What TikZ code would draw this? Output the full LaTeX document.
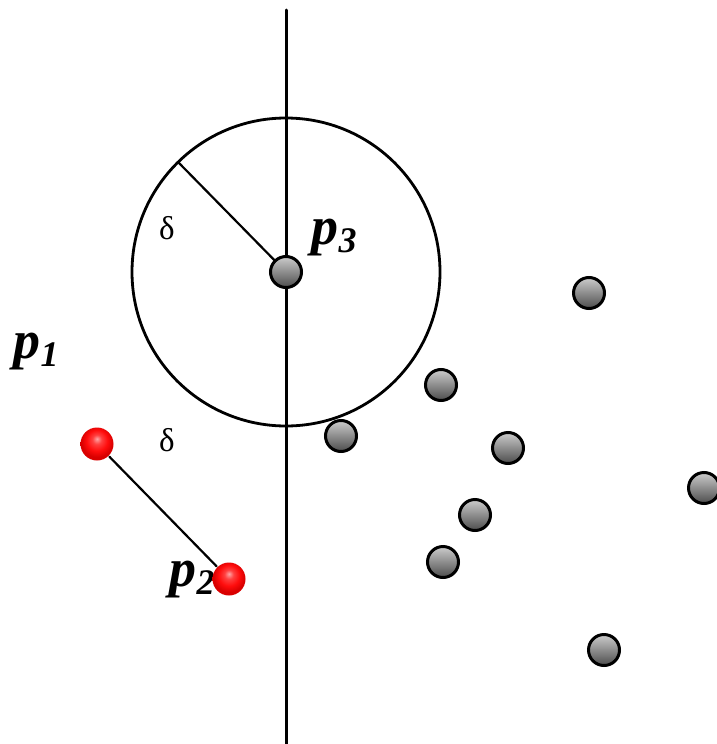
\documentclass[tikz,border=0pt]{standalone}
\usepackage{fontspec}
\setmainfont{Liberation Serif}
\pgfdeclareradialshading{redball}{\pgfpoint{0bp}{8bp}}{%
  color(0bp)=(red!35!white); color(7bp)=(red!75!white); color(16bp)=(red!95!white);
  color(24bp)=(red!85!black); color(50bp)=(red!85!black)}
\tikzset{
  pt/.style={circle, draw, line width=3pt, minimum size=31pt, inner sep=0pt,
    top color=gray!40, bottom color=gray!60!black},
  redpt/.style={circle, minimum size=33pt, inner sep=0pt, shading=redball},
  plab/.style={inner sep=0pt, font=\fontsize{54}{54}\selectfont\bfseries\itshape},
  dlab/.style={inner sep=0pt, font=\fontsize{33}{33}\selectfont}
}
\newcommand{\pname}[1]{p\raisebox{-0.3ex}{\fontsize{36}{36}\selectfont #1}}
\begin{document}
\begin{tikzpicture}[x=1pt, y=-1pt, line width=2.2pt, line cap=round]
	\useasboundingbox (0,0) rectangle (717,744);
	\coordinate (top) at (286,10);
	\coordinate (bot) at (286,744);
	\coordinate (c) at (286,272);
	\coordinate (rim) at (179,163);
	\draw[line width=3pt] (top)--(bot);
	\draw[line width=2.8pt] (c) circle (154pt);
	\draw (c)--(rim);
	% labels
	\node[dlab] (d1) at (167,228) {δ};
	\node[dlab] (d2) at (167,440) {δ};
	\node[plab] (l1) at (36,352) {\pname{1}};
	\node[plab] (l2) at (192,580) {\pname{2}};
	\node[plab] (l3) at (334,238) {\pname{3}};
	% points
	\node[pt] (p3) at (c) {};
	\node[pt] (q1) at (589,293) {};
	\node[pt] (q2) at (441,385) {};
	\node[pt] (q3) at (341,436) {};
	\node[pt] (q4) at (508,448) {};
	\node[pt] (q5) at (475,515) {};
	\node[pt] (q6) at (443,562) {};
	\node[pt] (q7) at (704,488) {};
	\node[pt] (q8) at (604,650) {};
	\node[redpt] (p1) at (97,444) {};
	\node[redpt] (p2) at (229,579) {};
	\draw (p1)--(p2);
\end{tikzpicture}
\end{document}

-=-=-

Write out the listing above exactly as it stands, pictures excluded.

What TikZ code would draw this? Output the full LaTeX document.
\documentclass[tikz,border=0pt]{standalone}
\usepackage{fontspec}
\setmainfont{Liberation Serif}
\pgfdeclareradialshading{redball}{\pgfpoint{0bp}{8bp}}{%
  color(0bp)=(red!35!white); color(7bp)=(red!75!white); color(16bp)=(red!95!white);
  color(24bp)=(red!85!black); color(50bp)=(red!85!black)}
\tikzset{
  pt/.style={circle, draw, line width=3pt, minimum size=31pt, inner sep=0pt,
    top color=gray!40, bottom color=gray!60!black},
  redpt/.style={circle, minimum size=33pt, inner sep=0pt, shading=redball},
  plab/.style={inner sep=0pt, font=\fontsize{54}{54}\selectfont\bfseries\itshape},
  dlab/.style={inner sep=0pt, font=\fontsize{33}{33}\selectfont}
}
\newcommand{\pname}[1]{p\raisebox{-0.3ex}{\fontsize{36}{36}\selectfont #1}}
\begin{document}
\begin{tikzpicture}[x=1pt, y=-1pt, line width=2.2pt, line cap=round]
	\useasboundingbox (0,0) rectangle (717,744);
	\coordinate (top) at (286,10);
	\coordinate (bot) at (286,744);
	\coordinate (c) at (286,272);
	\coordinate (rim) at (179,163);
	\draw[line width=3pt] (top)--(bot);
	\draw[line width=2.8pt] (c) circle (154pt);
	\draw (c)--(rim);
	% labels
	\node[dlab] (d1) at (167,228) {δ};
	\node[dlab] (d2) at (167,440) {δ};
	\node[plab] (l1) at (36,352) {\pname{1}};
	\node[plab] (l2) at (192,580) {\pname{2}};
	\node[plab] (l3) at (334,238) {\pname{3}};
	% points
	\node[pt] (p3) at (c) {};
	\node[pt] (q1) at (589,293) {};
	\node[pt] (q2) at (441,385) {};
	\node[pt] (q3) at (341,436) {};
	\node[pt] (q4) at (508,448) {};
	\node[pt] (q5) at (475,515) {};
	\node[pt] (q6) at (443,562) {};
	\node[pt] (q7) at (704,488) {};
	\node[pt] (q8) at (604,650) {};
	\node[redpt] (p1) at (97,444) {};
	\node[redpt] (p2) at (229,579) {};
	\draw (p1)--(p2);
\end{tikzpicture}
\end{document}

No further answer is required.